==== Stored data ====

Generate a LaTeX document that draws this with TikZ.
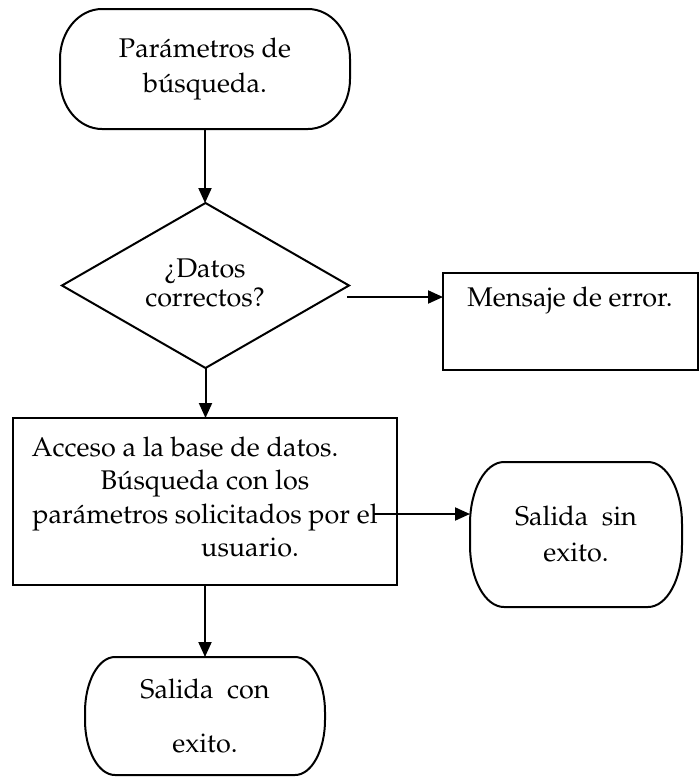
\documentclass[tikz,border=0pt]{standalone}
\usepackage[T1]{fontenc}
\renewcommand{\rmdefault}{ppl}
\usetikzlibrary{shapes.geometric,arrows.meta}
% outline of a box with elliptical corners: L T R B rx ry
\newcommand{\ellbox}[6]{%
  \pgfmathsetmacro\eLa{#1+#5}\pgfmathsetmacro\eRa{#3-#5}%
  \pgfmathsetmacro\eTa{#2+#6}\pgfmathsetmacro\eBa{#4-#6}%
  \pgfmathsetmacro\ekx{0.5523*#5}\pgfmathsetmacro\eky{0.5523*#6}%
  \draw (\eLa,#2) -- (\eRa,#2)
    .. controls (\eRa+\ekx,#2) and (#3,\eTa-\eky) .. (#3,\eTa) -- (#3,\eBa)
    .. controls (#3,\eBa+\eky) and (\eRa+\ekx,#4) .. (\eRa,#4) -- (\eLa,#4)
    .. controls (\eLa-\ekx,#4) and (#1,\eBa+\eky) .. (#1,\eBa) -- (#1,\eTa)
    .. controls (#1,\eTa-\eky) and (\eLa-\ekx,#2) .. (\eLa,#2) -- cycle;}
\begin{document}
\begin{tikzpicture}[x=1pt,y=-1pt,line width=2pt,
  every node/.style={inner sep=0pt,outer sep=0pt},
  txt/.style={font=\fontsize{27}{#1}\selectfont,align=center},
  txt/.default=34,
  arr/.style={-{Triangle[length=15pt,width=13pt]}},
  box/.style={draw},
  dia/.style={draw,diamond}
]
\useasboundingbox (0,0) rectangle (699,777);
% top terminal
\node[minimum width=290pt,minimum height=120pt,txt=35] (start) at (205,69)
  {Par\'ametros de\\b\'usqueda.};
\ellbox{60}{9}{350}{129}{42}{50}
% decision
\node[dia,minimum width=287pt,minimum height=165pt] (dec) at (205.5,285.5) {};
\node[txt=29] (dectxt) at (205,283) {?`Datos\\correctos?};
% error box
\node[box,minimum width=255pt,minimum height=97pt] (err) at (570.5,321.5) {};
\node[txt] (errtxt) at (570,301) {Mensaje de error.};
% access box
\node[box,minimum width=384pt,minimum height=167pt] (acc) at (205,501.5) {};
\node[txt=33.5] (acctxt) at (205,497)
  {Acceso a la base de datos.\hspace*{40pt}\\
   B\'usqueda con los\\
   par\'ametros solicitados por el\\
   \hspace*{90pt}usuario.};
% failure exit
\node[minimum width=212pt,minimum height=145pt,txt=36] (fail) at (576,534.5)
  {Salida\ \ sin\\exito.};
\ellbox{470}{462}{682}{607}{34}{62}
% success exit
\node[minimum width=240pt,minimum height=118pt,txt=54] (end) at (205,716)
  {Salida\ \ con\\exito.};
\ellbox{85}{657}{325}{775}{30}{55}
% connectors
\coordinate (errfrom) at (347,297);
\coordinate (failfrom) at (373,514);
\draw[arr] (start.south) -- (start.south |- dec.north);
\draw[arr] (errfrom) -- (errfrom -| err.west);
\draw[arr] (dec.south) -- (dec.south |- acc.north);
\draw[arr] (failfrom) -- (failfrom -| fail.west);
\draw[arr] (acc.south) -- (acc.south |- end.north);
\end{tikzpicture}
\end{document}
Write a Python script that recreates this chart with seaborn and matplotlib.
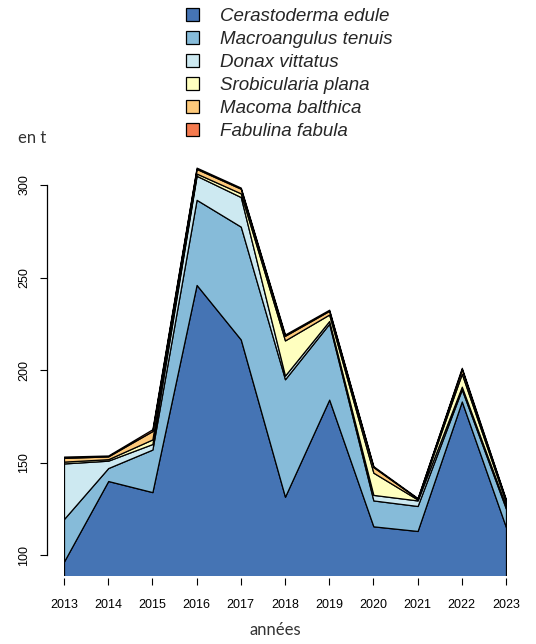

====

Request
Give back each entry exactly as it appears, with no pictures.

Task solution
Generate a LaTeX document that draws this with TikZ.
\documentclass[tikz,border=0pt]{standalone}
\usepackage[T1]{fontenc}
\renewcommand{\rmdefault}{ppl}
\usetikzlibrary{shapes.geometric,arrows.meta}
% outline of a box with elliptical corners: L T R B rx ry
\newcommand{\ellbox}[6]{%
  \pgfmathsetmacro\eLa{#1+#5}\pgfmathsetmacro\eRa{#3-#5}%
  \pgfmathsetmacro\eTa{#2+#6}\pgfmathsetmacro\eBa{#4-#6}%
  \pgfmathsetmacro\ekx{0.5523*#5}\pgfmathsetmacro\eky{0.5523*#6}%
  \draw (\eLa,#2) -- (\eRa,#2)
    .. controls (\eRa+\ekx,#2) and (#3,\eTa-\eky) .. (#3,\eTa) -- (#3,\eBa)
    .. controls (#3,\eBa+\eky) and (\eRa+\ekx,#4) .. (\eRa,#4) -- (\eLa,#4)
    .. controls (\eLa-\ekx,#4) and (#1,\eBa+\eky) .. (#1,\eBa) -- (#1,\eTa)
    .. controls (#1,\eTa-\eky) and (\eLa-\ekx,#2) .. (\eLa,#2) -- cycle;}
\begin{document}
\begin{tikzpicture}[x=1pt,y=-1pt,line width=2pt,
  every node/.style={inner sep=0pt,outer sep=0pt},
  txt/.style={font=\fontsize{27}{#1}\selectfont,align=center},
  txt/.default=34,
  arr/.style={-{Triangle[length=15pt,width=13pt]}},
  box/.style={draw},
  dia/.style={draw,diamond}
]
\useasboundingbox (0,0) rectangle (699,777);
% top terminal
\node[minimum width=290pt,minimum height=120pt,txt=35] (start) at (205,69)
  {Par\'ametros de\\b\'usqueda.};
\ellbox{60}{9}{350}{129}{42}{50}
% decision
\node[dia,minimum width=287pt,minimum height=165pt] (dec) at (205.5,285.5) {};
\node[txt=29] (dectxt) at (205,283) {?`Datos\\correctos?};
% error box
\node[box,minimum width=255pt,minimum height=97pt] (err) at (570.5,321.5) {};
\node[txt] (errtxt) at (570,301) {Mensaje de error.};
% access box
\node[box,minimum width=384pt,minimum height=167pt] (acc) at (205,501.5) {};
\node[txt=33.5] (acctxt) at (205,497)
  {Acceso a la base de datos.\hspace*{40pt}\\
   B\'usqueda con los\\
   par\'ametros solicitados por el\\
   \hspace*{90pt}usuario.};
% failure exit
\node[minimum width=212pt,minimum height=145pt,txt=36] (fail) at (576,534.5)
  {Salida\ \ sin\\exito.};
\ellbox{470}{462}{682}{607}{34}{62}
% success exit
\node[minimum width=240pt,minimum height=118pt,txt=54] (end) at (205,716)
  {Salida\ \ con\\exito.};
\ellbox{85}{657}{325}{775}{30}{55}
% connectors
\coordinate (errfrom) at (347,297);
\coordinate (failfrom) at (373,514);
\draw[arr] (start.south) -- (start.south |- dec.north);
\draw[arr] (errfrom) -- (errfrom -| err.west);
\draw[arr] (dec.south) -- (dec.south |- acc.north);
\draw[arr] (failfrom) -- (failfrom -| fail.west);
\draw[arr] (acc.south) -- (acc.south |- end.north);
\end{tikzpicture}
\end{document}
Write a Python script that recreates this chart with seaborn and matplotlib.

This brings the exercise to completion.